> _Exercise prompt_
Begin with the first line of the material and copy each line word for word through the line that contains "-- (362,398) -- (720,396)"; the pictures are left out.
Start Source material
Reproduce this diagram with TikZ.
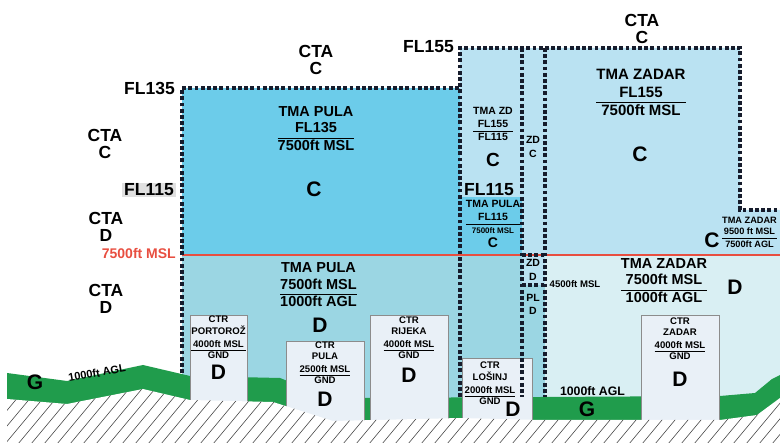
\documentclass[tikz,border=0pt]{standalone}
\usepackage{fontspec}
\setmainfont{Liberation Sans}
\definecolor{pulaup}{RGB}{108,204,234}
\definecolor{pulalow}{RGB}{155,214,227}
\definecolor{zdup}{RGB}{186,226,242}
\definecolor{zdlow}{RGB}{217,239,243}
\definecolor{ctrfill}{RGB}{233,240,247}
\definecolor{classg}{RGB}{32,156,76}
\definecolor{myred}{RGB}{232,78,64}
\definecolor{zoneline}{RGB}{22,28,44}
\definecolor{flgray}{RGB}{224,224,224}
\setlength{\arrayrulewidth}{0.8pt}

% upper / lower limit of a zone
\newcommand{\zonebox}[3]{\begin{tabular}{@{}c@{}}#1\\#2\\\hline #3\end{tabular}}
\newcommand{\ctrbox}[2]{\begin{tabular}{@{}c@{}}CTR\\#1\\[2pt]#2\\\hline GND\end{tabular}}

\tikzset{
    zone/.style={line width=3.2pt, zoneline, dash pattern=on 3.8pt off 2.4pt},
    ctr/.style={draw=black!45, line width=0.8pt, fill=ctrfill},
    bigtxt/.style={font=\bfseries\fontsize{17.5}{17}\selectfont, align=center, inner sep=0pt},
    tmatxt/.style={font=\bfseries\fontsize{14.5}{16.5}\selectfont, inner sep=0pt},
    smalltxt/.style={font=\bfseries\fontsize{10.5}{13}\selectfont, align=center, inner sep=0pt},
    ctrtxt/.style={font=\bfseries\fontsize{9.6}{10.8}\selectfont, inner sep=0pt},
    cls/.style={font=\bfseries\fontsize{21}{21}\selectfont, inner sep=0pt},
    hatch/.style={black!70, line width=0.6pt},
}

\begin{document}
\begin{tikzpicture}[x=1pt, y=-1pt]

\useasboundingbox (0,0) rectangle (780,443);
\clip (0,0) rectangle (780,443);

% Airspace fills
\fill[pulaup] (182,88) rectangle (460,255);
\fill[zdup] (460,48) rectangle (545,255);
\fill[pulaup] (460,197) rectangle (522,255);
\fill[zdup] (545,48) -- (740,48) -- (740,210) -- (780,210) -- (780,255) -- (545,255) -- cycle;
\fill[pulalow] (182,255) rectangle (522,430);
\fill[zdup] (522,255) rectangle (545,285);
\fill[pulalow] (522,285) rectangle (545,430);
\fill[zdlow] (545,255) rectangle (780,430);
\draw[myred, line width=1.4pt] (182,255) -- (780,255);

% Terrain: class G band
\fill[classg] (7,373) -- (67,381) -- (143,365) -- (190,376) -- (280,378) -- (300,386)
    -- (362,398) -- (720,396) -- (755,393) -- (772,379) -- (780,375) -- (780,443) -- (7,443) -- cycle;

% CTR boxes
\draw[ctr] (190,315) rectangle (247,430);
\draw[ctr] (286,341) rectangle (364,430);
\draw[ctr] (370,315) rectangle (448,430);
\draw[ctr] (462,358) rectangle (532,430);
\draw[ctr] (641,315) rectangle (719,430);

% Terrain: ground
\begin{scope}
    \path[clip] (7,399) -- (67,404) -- (143,389) -- (190,400) -- (273,402) -- (333,421) -- (460,418)
        -- (540,420) -- (720,420) -- (757,415) -- (780,398) -- (780,443) -- (7,443) -- cycle;
    \fill[white] (0,380) rectangle (780,443);
    \foreach \i in {-8,...,62}
        \draw[hatch] (\i*13,450) -- ++(75,-90);
\end{scope}

% Zone borders
\draw[zone] (182,373) -- (182,88) -- (460,88);
\draw[zone] (460,397) -- (460,48) -- (740,48) -- (740,210) -- (780,210);
\draw[zone] (522,48) -- (522,397);
\draw[zone] (545,48) -- (545,397);
\draw[zone] (522,255) -- (545,255);
\draw[zone] (522,285) -- (545,285);

% Flight levels and CTA
\node[bigtxt, anchor=east] (fl135) at (175,88) {FL135};
\node[bigtxt, anchor=east, fill=flgray, inner xsep=2pt, inner ysep=1pt] (fl115) at (176,190) {FL115};
\node[bigtxt, anchor=east] (fl155) at (454,47) {FL155};
\node[font=\bfseries\fontsize{14}{16}\selectfont, myred, anchor=east, inner sep=0pt] (msl) at (176,253) {7500ft MSL};
\node[bigtxt] (ctaC) at (105,144) {CTA\\C};
\node[bigtxt] (ctaD) at (106,226.5) {CTA\\D};
\node[bigtxt] (ctaDlow) at (106,299) {CTA\\D};
\node[bigtxt] (ctaPula) at (316,60) {CTA\\C};
\node[bigtxt] (ctaZadar) at (642,29) {CTA\\C};

% TMA PULA
\node[tmatxt] (pulaT) at (316,130) {\zonebox{TMA PULA}{FL135}{7500ft MSL}};
\node[cls] (pulaC) at (314,189) {C};
\node[tmatxt] (pulaB) at (318.5,286.5) {\zonebox{TMA PULA}{7500ft MSL}{1000ft AGL}};
\node[cls] (pulaD) at (320,325.5) {D};

% TMA ZD column
\node[smalltxt] (zdT) at (493,125) {\zonebox{TMA ZD}{FL155}{FL115}};
\node[font=\bfseries\fontsize{19}{19}\selectfont, inner sep=0pt] (zdC) at (493,160) {C};
\node[bigtxt] (fl115b) at (489,190) {FL115};
\node[smalltxt] (pulaS) at (493,218) {\zonebox{TMA PULA}{FL115}{\fontsize{8}{10}\selectfont 7500ft MSL}};
\node[font=\bfseries\fontsize{14}{14}\selectfont, inner sep=0pt] (pulaSC) at (493,243) {C};
\node[smalltxt, font=\bfseries\fontsize{10.5}{14}\selectfont] (zdCol) at (533,147) {ZD\\C};
\node[smalltxt, font=\bfseries\fontsize{10.5}{14}\selectfont] (zdD) at (533,270) {ZD\\D};
\node[smalltxt, font=\bfseries\fontsize{10.5}{13}\selectfont] (plD) at (533,304.5) {PL\\D};
\node[ctrtxt] (msl4500) at (575,284.5) {4500ft MSL};

% TMA ZADAR
\node[tmatxt, font=\bfseries\fontsize{15}{17.5}\selectfont] (zadarT) at (641,94) {\zonebox{TMA ZADAR}{FL155}{7500ft MSL}};
\node[cls] (zadarC) at (640,154.5) {C};
\node[smalltxt, font=\bfseries\fontsize{9.2}{11.5}\selectfont, anchor=west] (zadarS) at (722,233) {\zonebox{TMA ZADAR}{9500 ft MSL}{7500ft AGL}};
\node[cls] (zadarSC) at (712,240.5) {C};
\node[tmatxt] (zadarB) at (664,282) {\zonebox{TMA ZADAR}{7500ft MSL}{1000ft AGL}};
\node[cls] (zadarD) at (735,287.5) {D};

% CTR labels
\node[ctrtxt] (ctrPor) at (218.5,338.5) {\ctrbox{PORTOROŽ}{4000ft MSL}};
\node[cls] (ctrPorD) at (218.5,372.5) {D};
\node[ctrtxt] (ctrPul) at (325,364) {\ctrbox{PULA}{2500ft MSL}};
\node[cls] (ctrPulD) at (325,399.5) {D};
\node[ctrtxt] (ctrRij) at (409,339) {\ctrbox{RIJEKA}{4000ft MSL}};
\node[cls] (ctrRijD) at (409,375.5) {D};
\node[ctrtxt] (ctrLos) at (490,384.5) {\ctrbox{LOŠINJ}{2000ft MSL}};
\node[cls] (ctrLosD) at (513,409) {D};
\node[ctrtxt] (ctrZad) at (680,340) {\ctrbox{ZADAR}{4000ft MSL}};
\node[cls] (ctrZadD) at (680,379.5) {D};

% Class G
\node[cls] (gLeft) at (35,382.5) {G};
\node[font=\bfseries\fontsize{11}{11}\selectfont, inner sep=0pt, rotate=10] (aglLeft) at (97,373) {1000ft AGL};
\node[font=\bfseries\fontsize{12.3}{12}\selectfont, inner sep=0pt] (aglRight) at (592.5,391.5) {1000ft AGL};
\node[cls] (gRight) at (587,409.5) {G};

\end{tikzpicture}
\end{document}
End Source material
> _Final answer_
Reproduce this diagram with TikZ.
\documentclass[tikz,border=0pt]{standalone}
\usepackage{fontspec}
\setmainfont{Liberation Sans}
\definecolor{pulaup}{RGB}{108,204,234}
\definecolor{pulalow}{RGB}{155,214,227}
\definecolor{zdup}{RGB}{186,226,242}
\definecolor{zdlow}{RGB}{217,239,243}
\definecolor{ctrfill}{RGB}{233,240,247}
\definecolor{classg}{RGB}{32,156,76}
\definecolor{myred}{RGB}{232,78,64}
\definecolor{zoneline}{RGB}{22,28,44}
\definecolor{flgray}{RGB}{224,224,224}
\setlength{\arrayrulewidth}{0.8pt}

% upper / lower limit of a zone
\newcommand{\zonebox}[3]{\begin{tabular}{@{}c@{}}#1\\#2\\\hline #3\end{tabular}}
\newcommand{\ctrbox}[2]{\begin{tabular}{@{}c@{}}CTR\\#1\\[2pt]#2\\\hline GND\end{tabular}}

\tikzset{
    zone/.style={line width=3.2pt, zoneline, dash pattern=on 3.8pt off 2.4pt},
    ctr/.style={draw=black!45, line width=0.8pt, fill=ctrfill},
    bigtxt/.style={font=\bfseries\fontsize{17.5}{17}\selectfont, align=center, inner sep=0pt},
    tmatxt/.style={font=\bfseries\fontsize{14.5}{16.5}\selectfont, inner sep=0pt},
    smalltxt/.style={font=\bfseries\fontsize{10.5}{13}\selectfont, align=center, inner sep=0pt},
    ctrtxt/.style={font=\bfseries\fontsize{9.6}{10.8}\selectfont, inner sep=0pt},
    cls/.style={font=\bfseries\fontsize{21}{21}\selectfont, inner sep=0pt},
    hatch/.style={black!70, line width=0.6pt},
}

\begin{document}
\begin{tikzpicture}[x=1pt, y=-1pt]

\useasboundingbox (0,0) rectangle (780,443);
\clip (0,0) rectangle (780,443);

% Airspace fills
\fill[pulaup] (182,88) rectangle (460,255);
\fill[zdup] (460,48) rectangle (545,255);
\fill[pulaup] (460,197) rectangle (522,255);
\fill[zdup] (545,48) -- (740,48) -- (740,210) -- (780,210) -- (780,255) -- (545,255) -- cycle;
\fill[pulalow] (182,255) rectangle (522,430);
\fill[zdup] (522,255) rectangle (545,285);
\fill[pulalow] (522,285) rectangle (545,430);
\fill[zdlow] (545,255) rectangle (780,430);
\draw[myred, line width=1.4pt] (182,255) -- (780,255);

% Terrain: class G band
\fill[classg] (7,373) -- (67,381) -- (143,365) -- (190,376) -- (280,378) -- (300,386)
    -- (362,398) -- (720,396) -- (755,393) -- (772,379) -- (780,375) -- (780,443) -- (7,443) -- cycle;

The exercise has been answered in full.